Source code of charts
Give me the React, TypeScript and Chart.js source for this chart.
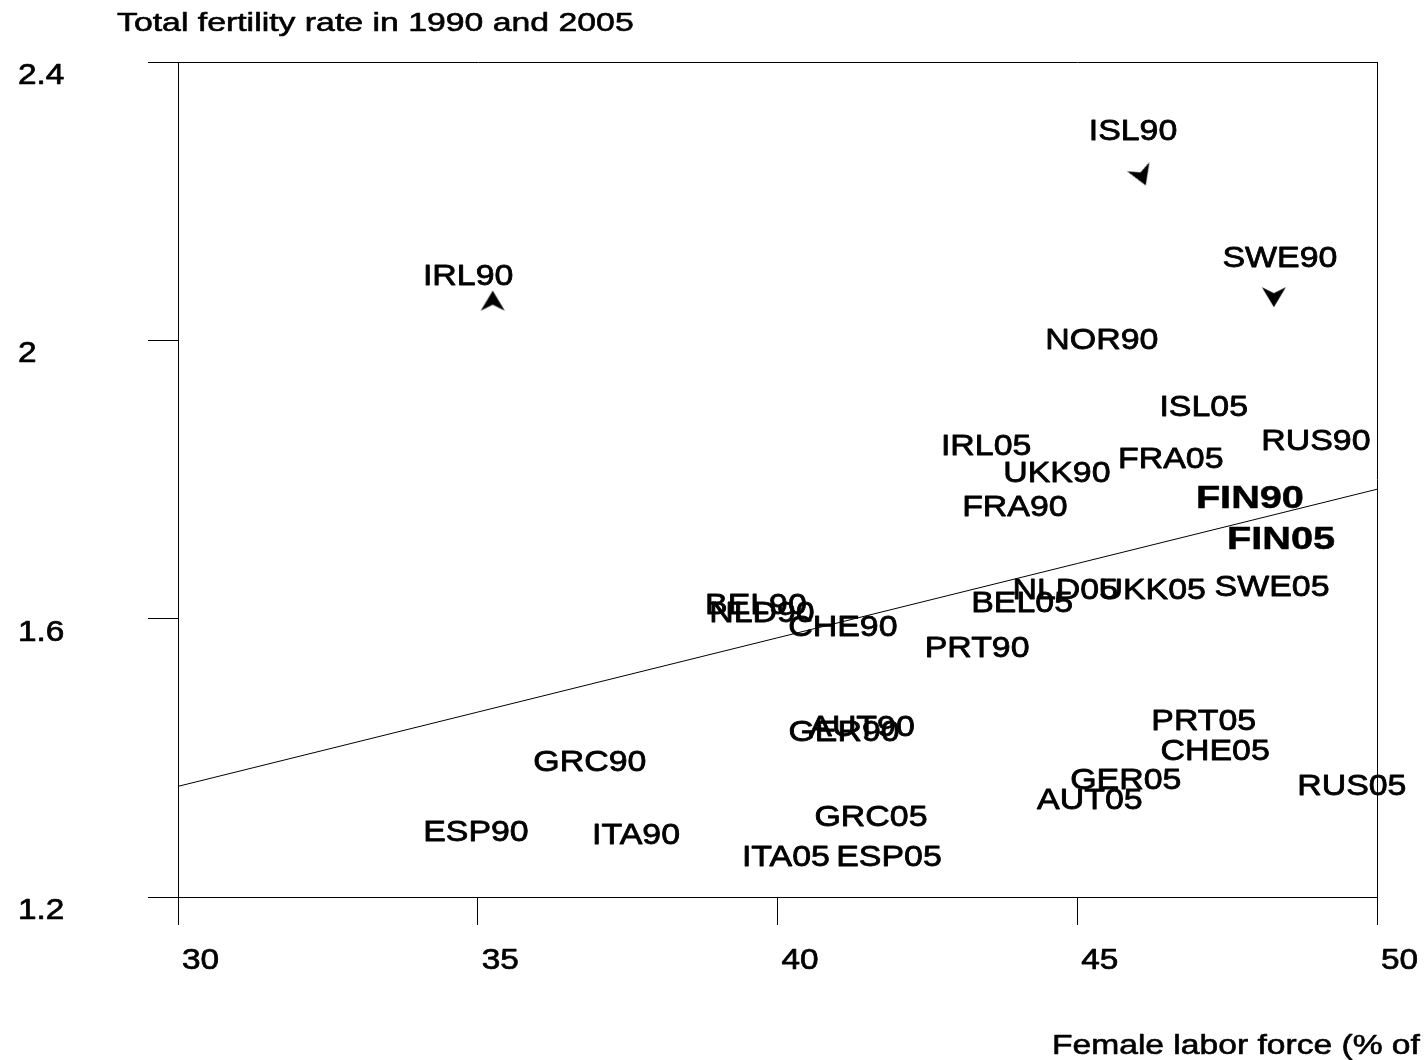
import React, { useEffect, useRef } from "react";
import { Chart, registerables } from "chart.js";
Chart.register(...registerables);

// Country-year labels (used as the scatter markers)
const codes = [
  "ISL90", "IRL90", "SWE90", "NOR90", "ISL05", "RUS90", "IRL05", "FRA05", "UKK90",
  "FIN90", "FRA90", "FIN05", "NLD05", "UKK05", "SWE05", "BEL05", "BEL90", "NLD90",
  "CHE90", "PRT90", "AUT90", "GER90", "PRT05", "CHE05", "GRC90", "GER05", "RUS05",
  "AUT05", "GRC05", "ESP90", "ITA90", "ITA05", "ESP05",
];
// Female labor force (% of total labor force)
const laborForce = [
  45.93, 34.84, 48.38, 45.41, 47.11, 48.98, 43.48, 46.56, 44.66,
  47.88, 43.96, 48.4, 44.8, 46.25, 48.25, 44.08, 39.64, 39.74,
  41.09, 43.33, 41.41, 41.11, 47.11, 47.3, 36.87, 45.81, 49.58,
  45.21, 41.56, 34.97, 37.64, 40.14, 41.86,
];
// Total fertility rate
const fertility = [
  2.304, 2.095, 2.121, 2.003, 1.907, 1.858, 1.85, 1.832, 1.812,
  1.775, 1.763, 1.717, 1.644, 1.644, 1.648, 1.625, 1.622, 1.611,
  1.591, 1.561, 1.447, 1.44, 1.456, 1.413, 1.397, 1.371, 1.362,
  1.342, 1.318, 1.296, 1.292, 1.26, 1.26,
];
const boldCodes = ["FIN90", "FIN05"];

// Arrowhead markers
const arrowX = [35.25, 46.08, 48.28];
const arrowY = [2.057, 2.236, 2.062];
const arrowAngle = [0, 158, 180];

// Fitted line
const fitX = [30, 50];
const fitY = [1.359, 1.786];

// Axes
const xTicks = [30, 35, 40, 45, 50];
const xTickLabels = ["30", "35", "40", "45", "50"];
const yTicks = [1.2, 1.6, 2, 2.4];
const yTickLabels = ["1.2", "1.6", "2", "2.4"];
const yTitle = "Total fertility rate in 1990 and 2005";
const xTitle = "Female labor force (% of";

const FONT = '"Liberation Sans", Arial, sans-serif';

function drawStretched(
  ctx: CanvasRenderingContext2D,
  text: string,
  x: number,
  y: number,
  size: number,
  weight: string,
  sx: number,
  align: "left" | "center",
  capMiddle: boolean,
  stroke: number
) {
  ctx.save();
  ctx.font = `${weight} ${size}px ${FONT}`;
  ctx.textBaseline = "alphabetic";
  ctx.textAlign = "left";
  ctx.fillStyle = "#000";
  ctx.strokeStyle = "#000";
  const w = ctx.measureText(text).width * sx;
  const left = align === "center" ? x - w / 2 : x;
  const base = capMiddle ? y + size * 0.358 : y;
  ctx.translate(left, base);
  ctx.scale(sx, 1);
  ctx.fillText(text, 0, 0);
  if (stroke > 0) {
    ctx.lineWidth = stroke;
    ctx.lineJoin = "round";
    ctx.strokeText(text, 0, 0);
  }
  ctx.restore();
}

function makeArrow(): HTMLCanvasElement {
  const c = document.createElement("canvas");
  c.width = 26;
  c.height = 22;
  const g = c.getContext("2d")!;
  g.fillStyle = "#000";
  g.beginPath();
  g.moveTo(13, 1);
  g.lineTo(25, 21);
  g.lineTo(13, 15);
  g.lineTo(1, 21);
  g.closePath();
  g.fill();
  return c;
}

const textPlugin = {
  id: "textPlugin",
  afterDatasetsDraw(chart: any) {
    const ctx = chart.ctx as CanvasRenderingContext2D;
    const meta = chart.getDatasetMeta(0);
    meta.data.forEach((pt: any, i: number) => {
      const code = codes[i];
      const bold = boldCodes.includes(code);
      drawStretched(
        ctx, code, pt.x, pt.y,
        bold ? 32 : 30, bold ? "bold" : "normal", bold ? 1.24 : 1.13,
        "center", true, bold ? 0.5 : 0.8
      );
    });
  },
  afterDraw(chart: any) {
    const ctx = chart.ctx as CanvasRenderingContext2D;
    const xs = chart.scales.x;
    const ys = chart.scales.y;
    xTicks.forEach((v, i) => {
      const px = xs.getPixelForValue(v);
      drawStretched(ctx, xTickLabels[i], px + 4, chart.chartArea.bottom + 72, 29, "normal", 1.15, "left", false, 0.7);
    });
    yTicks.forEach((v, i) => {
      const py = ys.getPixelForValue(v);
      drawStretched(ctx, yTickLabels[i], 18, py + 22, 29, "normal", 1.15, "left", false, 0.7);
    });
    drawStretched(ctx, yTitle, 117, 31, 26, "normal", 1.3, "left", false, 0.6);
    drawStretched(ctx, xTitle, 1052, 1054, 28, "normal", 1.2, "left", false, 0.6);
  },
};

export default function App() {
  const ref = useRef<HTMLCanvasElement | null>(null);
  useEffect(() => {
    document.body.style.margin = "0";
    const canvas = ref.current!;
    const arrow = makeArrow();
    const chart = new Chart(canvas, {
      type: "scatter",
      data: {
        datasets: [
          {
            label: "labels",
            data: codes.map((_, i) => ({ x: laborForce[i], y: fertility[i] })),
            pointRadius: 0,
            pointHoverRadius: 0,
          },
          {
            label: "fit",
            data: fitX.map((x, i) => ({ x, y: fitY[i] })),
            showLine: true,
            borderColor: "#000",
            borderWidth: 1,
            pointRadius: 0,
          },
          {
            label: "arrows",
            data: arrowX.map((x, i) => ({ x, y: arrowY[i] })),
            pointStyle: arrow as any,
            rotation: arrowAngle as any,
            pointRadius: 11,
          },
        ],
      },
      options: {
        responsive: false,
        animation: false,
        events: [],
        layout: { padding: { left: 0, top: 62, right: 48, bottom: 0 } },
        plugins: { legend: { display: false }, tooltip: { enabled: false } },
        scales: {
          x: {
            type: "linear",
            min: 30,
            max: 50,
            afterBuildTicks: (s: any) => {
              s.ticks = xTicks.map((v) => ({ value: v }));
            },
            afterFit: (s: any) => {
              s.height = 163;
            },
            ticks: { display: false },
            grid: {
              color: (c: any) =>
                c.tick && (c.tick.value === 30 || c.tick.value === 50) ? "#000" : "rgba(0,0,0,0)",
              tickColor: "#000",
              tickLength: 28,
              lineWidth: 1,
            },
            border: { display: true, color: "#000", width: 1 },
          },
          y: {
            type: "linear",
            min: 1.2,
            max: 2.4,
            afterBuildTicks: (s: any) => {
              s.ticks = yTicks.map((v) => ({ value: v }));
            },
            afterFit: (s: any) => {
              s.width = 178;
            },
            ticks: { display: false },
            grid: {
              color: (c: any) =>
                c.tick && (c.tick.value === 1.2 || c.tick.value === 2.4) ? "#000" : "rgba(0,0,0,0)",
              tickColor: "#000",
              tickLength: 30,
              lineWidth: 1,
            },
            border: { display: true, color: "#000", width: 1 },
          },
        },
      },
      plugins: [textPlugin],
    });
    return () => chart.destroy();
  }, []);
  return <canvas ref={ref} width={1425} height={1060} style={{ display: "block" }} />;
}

--

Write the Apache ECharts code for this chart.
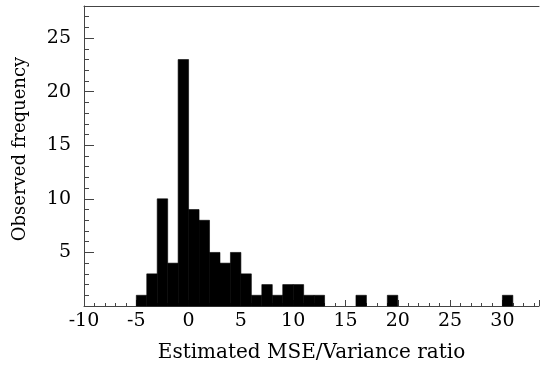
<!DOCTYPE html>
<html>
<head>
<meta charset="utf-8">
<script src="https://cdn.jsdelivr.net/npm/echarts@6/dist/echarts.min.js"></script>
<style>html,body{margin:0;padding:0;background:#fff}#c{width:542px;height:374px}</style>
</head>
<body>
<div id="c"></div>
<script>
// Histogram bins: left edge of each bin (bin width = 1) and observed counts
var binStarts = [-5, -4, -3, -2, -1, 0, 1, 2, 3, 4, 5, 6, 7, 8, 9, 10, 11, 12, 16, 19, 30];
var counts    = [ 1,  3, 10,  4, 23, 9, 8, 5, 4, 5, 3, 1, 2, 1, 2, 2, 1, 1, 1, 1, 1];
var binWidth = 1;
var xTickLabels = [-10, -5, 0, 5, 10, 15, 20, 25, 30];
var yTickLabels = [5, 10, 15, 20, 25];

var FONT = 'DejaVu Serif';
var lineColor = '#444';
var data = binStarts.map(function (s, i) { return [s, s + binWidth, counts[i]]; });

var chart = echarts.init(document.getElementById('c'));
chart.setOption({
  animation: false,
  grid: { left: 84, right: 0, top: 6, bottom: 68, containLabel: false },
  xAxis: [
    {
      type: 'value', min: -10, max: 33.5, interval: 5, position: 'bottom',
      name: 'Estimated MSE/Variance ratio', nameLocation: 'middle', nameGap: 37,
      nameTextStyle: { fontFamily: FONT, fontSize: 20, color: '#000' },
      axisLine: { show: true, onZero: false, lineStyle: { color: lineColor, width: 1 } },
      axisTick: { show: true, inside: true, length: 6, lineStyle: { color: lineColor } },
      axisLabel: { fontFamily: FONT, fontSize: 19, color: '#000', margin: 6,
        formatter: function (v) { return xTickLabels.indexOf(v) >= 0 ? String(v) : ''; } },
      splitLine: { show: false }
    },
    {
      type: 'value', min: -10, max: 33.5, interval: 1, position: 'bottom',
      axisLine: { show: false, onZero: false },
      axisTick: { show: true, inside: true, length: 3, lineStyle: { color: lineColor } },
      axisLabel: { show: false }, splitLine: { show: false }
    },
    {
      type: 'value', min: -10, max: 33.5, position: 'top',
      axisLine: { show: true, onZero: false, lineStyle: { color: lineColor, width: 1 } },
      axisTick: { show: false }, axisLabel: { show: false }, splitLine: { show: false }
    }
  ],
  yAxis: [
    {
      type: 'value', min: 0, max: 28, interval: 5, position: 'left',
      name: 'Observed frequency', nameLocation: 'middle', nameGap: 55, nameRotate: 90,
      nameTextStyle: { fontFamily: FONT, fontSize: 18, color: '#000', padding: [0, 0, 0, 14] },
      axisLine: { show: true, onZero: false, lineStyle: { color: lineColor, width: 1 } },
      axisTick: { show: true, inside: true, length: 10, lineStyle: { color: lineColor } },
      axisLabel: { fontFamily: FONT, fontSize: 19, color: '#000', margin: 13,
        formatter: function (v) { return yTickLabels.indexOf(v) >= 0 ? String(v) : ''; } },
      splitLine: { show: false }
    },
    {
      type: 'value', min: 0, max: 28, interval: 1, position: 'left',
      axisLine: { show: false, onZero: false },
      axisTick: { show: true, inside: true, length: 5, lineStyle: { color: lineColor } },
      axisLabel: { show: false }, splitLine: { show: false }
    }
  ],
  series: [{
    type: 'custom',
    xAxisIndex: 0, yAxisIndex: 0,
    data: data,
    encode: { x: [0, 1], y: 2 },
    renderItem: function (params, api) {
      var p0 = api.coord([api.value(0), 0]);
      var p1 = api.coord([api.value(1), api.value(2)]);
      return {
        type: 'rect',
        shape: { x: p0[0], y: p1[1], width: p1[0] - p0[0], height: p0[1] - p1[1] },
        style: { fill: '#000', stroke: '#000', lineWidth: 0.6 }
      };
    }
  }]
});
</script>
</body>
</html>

---

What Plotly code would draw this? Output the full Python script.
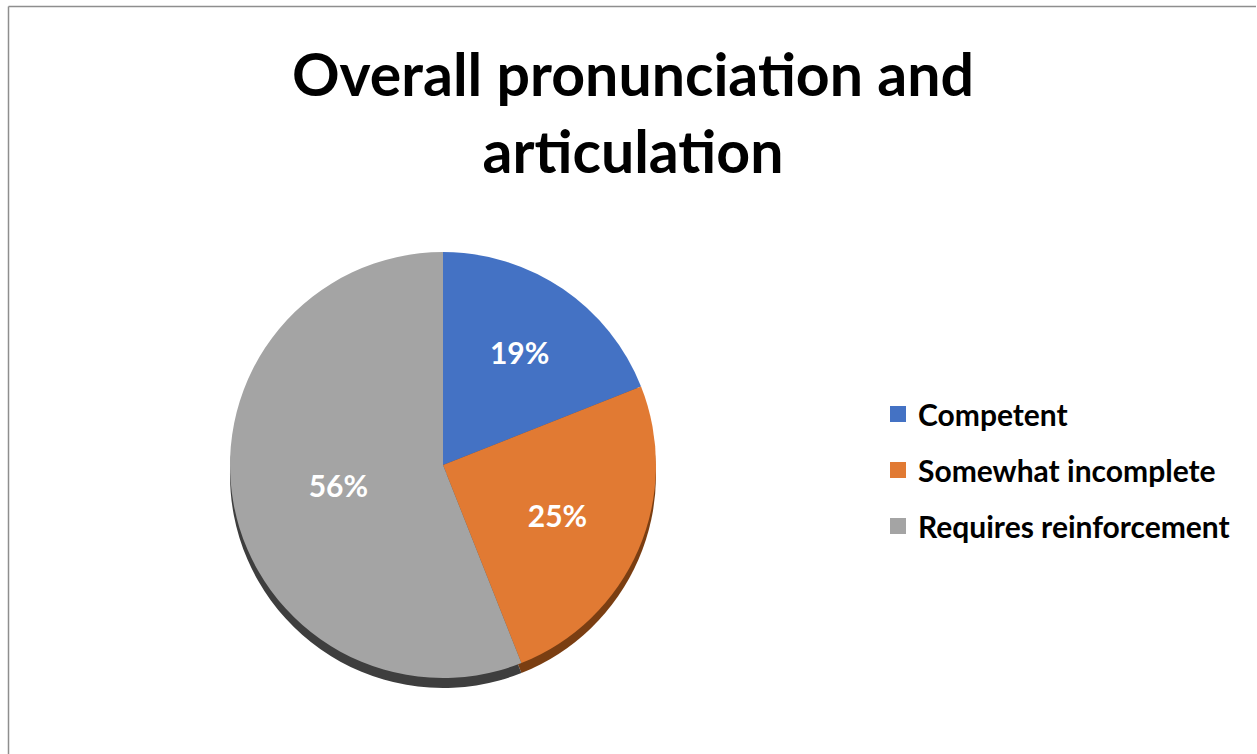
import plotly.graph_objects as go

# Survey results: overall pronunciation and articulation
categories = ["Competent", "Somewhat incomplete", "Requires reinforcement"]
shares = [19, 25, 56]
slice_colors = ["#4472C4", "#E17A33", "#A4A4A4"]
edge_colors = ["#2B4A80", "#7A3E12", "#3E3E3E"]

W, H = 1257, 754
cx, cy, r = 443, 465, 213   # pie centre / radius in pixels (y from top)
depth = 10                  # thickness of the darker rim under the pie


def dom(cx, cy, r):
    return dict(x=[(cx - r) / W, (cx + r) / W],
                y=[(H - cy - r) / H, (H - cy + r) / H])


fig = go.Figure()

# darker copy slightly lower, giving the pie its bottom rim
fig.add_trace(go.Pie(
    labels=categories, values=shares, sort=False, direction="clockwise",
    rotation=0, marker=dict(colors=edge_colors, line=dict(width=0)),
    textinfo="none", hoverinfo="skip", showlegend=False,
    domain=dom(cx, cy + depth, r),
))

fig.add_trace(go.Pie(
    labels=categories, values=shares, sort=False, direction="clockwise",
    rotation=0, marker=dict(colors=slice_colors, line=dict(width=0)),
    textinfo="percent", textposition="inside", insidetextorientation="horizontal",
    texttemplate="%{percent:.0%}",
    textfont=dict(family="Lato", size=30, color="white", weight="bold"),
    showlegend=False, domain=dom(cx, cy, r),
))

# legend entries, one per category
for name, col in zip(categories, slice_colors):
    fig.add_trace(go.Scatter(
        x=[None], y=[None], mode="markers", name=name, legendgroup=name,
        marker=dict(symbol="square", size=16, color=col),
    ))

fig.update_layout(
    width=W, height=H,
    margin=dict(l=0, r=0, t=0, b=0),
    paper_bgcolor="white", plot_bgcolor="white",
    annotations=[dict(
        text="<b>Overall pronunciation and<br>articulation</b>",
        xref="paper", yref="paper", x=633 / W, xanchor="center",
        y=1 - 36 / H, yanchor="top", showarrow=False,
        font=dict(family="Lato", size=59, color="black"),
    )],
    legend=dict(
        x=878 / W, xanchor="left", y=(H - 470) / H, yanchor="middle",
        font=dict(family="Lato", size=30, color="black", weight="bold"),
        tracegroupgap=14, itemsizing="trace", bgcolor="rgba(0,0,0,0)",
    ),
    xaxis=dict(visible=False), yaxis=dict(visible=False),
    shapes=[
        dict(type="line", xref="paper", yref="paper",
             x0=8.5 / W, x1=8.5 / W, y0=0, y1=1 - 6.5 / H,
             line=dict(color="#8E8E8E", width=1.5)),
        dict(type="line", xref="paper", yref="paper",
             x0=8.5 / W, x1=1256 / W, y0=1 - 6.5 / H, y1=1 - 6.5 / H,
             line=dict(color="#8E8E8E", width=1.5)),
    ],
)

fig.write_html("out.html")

** REQUIREMENT **
Quote only the lines running from the line with "Give me the" to the line with "Chart.register(...registerables);", ends included, exactly as they appear and without the pictures.

** PROBLEM SOLUTION **
Give me the React, TypeScript and Chart.js source for this chart.
import React, { useEffect, useRef } from "react";
import { Chart, registerables } from "chart.js";
Chart.register(...registerables);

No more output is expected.